И чуть позже в другом письме: «Людям естественно сбиваться, на то и люди. Лишь бы поднялись, воротились на истинный путь. А я верю в это. Что там жизнь ни делала со мной, а я все-таки всей душой за правду, за разум, за труд, за любовь».
И опять, и снова: «Мы опять один человек, твоя радость — моя радость, твое горе — мое горе. Опять между нами светло, хорошо. Ведь так, мое утешение? Это ведь верно? Мы всегда будем говорить правду друг другу? Мы оба искренне признали над собой одного судью — правду!..
Мне не передать в письме то, что чувствуется, думается об этом предмете. Мне не передать тебе, как велика надо мной сила правды и как бесконечно законно каждое твое справедливое желание, требование, чувство… перед каким-либо посягательством с моей стороны. Мне не сказать тебе, как беспокойно начинает биться сердце при одной мысли, что мелочные столкновения могут иметь место в нашей общей жизни».
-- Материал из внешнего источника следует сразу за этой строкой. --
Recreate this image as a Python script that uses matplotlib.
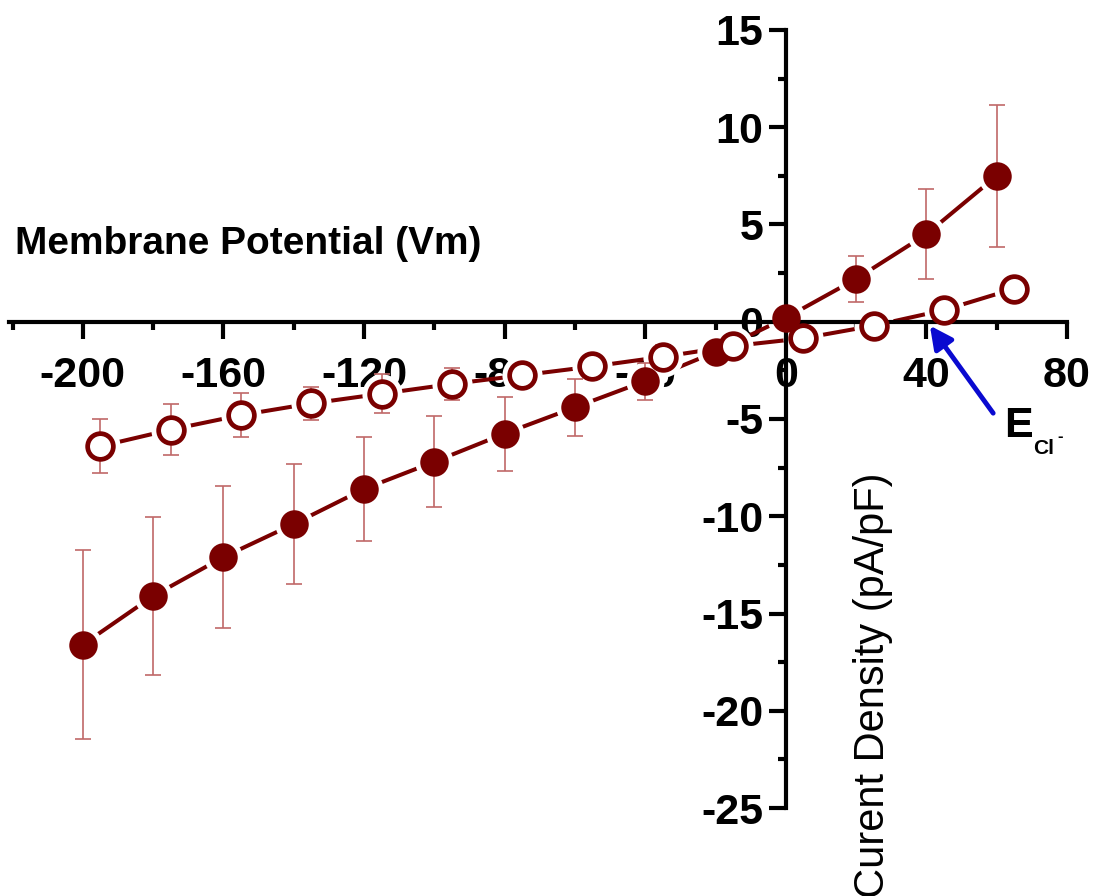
import matplotlib
matplotlib.use('Agg')
import matplotlib.pyplot as plt
from matplotlib.ticker import MultipleLocator

plt.rcParams['font.family'] = ['Liberation Sans', 'DejaVu Sans']

# membrane potential (mV) and current density (pA/pF), mean +/- error
v_filled = [-200, -180, -160, -140, -120, -100, -80, -60, -40, -20, 0, 20, 40, 60]
i_filled = [-16.6, -14.1, -12.1, -10.4, -8.6, -7.2, -5.75, -4.4, -3.05, -1.55,
            0.2, 2.2, 4.5, 7.5]
e_filled = [4.85, 4.05, 3.65, 3.1, 2.65, 2.35, 1.9, 1.45, 0.95, 0.4,
            0.3, 1.2, 2.3, 3.65]

v_open = [-195, -175, -155, -135, -115, -95, -75, -55, -35, -15, 5, 25, 45, 65]
i_open = [-6.4, -5.55, -4.8, -4.2, -3.7, -3.2, -2.75, -2.3, -1.8, -1.25,
          -0.85, -0.2, 0.6, 1.7]
e_open = [1.4, 1.3, 1.15, 0.85, 1.0, 0.8, 0.6, 0.5, 0.6, 0.5,
          0.5, 0.4, 0.4, 0.3]

x_ticks = [-200, -160, -120, -80, -40, 0, 40, 80]
y_ticks = [15, 10, 5, 0, -5, -10, -15, -20, -25]

dark = '#7a0000'
err_col = '#c06868'

fig = plt.figure(figsize=(10.96, 8.96), dpi=100)
ax = fig.add_axes([9 / 1096, 88 / 896, 1058 / 1096, 778 / 896])

for v, i, e, face, ms, mew in [(v_filled, i_filled, e_filled, dark, 18.5, 2),
                               (v_open, i_open, e_open, 'white', 18.5, 3.4)]:
    ax.plot(v, i, '-', color=dark, lw=2.9, zorder=2.0, solid_capstyle='butt')
    # white halo so the connecting line stops short of each symbol
    ax.plot(v, i, 'o', ms=ms + mew + 7, color='white', mec='none', zorder=2.1)
    ax.errorbar(v, i, yerr=e, fmt='none', ecolor=err_col, elinewidth=1.2,
                capsize=6, capthick=1.2, zorder=3)
    ax.plot(v, i, 'o', ms=ms, mfc=face, mec=dark, mew=mew, zorder=4)

ax.set_xlim(-221, 80)
ax.set_ylim(-25, 15)

ax.spines['left'].set_position(('data', 0))
ax.spines['bottom'].set_position(('data', 0))
ax.spines['top'].set_visible(False)
ax.spines['right'].set_visible(False)
for s in ('left', 'bottom'):
    ax.spines[s].set_linewidth(3)

ax.set_xticks(x_ticks)
ax.set_xticklabels([str(t) for t in x_ticks])
ax.set_yticks(y_ticks)
ax.set_yticklabels([str(t) for t in y_ticks])
ax.xaxis.set_minor_locator(MultipleLocator(20))
ax.yaxis.set_minor_locator(MultipleLocator(2.5))
ax.tick_params(which='major', direction='out', length=12, width=3,
               labelsize=31, pad=4)
ax.tick_params(axis='x', which='major', pad=13)
ax.tick_params(which='minor', direction='out', length=6, width=3)
for lab in ax.get_xticklabels() + ax.get_yticklabels():
    lab.set_fontweight('bold')
ax.set_facecolor('none')

fig.text(15 / 1096, 1 - 244 / 896, 'Membrane Potential (Vm)', fontsize=28,
         fontweight='bold', ha='left', va='center')
fig.text(873 / 1096, 1 - 685 / 896, 'Curent Density (pA/pF)', fontsize=30,
         rotation=90, ha='center', va='center')

ax.annotate('', xy=(41, -0.2), xytext=(59, -4.7),
            arrowprops=dict(arrowstyle='-|>', color='#0a0ad0', lw=3.5,
                            mutation_scale=34, shrinkA=0, shrinkB=0),
            zorder=5)
fig.text(1004 / 1096, 1 - 437 / 896, 'E', fontsize=31, fontweight='bold',
         ha='left', va='baseline')
fig.text(1033 / 1096, 1 - 454 / 896, 'Cl', fontsize=15, fontweight='bold',
         ha='left', va='baseline')
fig.text(1057 / 1096, 1 - 441 / 896, '-', fontsize=12, fontweight='bold',
         ha='left', va='baseline')

fig.savefig('out.png', dpi=100)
За всю историю рода человеческого много было сказано слов любви. Как будто уже не осталось несказанных, таких, которые заново задели бы душу, — и, однако, это неверно, потому что у простого, от сердца идущего слова есть свое волшебство, своя власть, и старое, знакомое, оно звучит, как открытие, как сказанное впервые. И письма, в которых Павлов говорит, что надо беречь любовь, беречь от мелочей, от второстепенного, от того, что Герцен называет «плоским несчастьем», написаны с такой взволнованностью, которая никого не оставит равнодушным.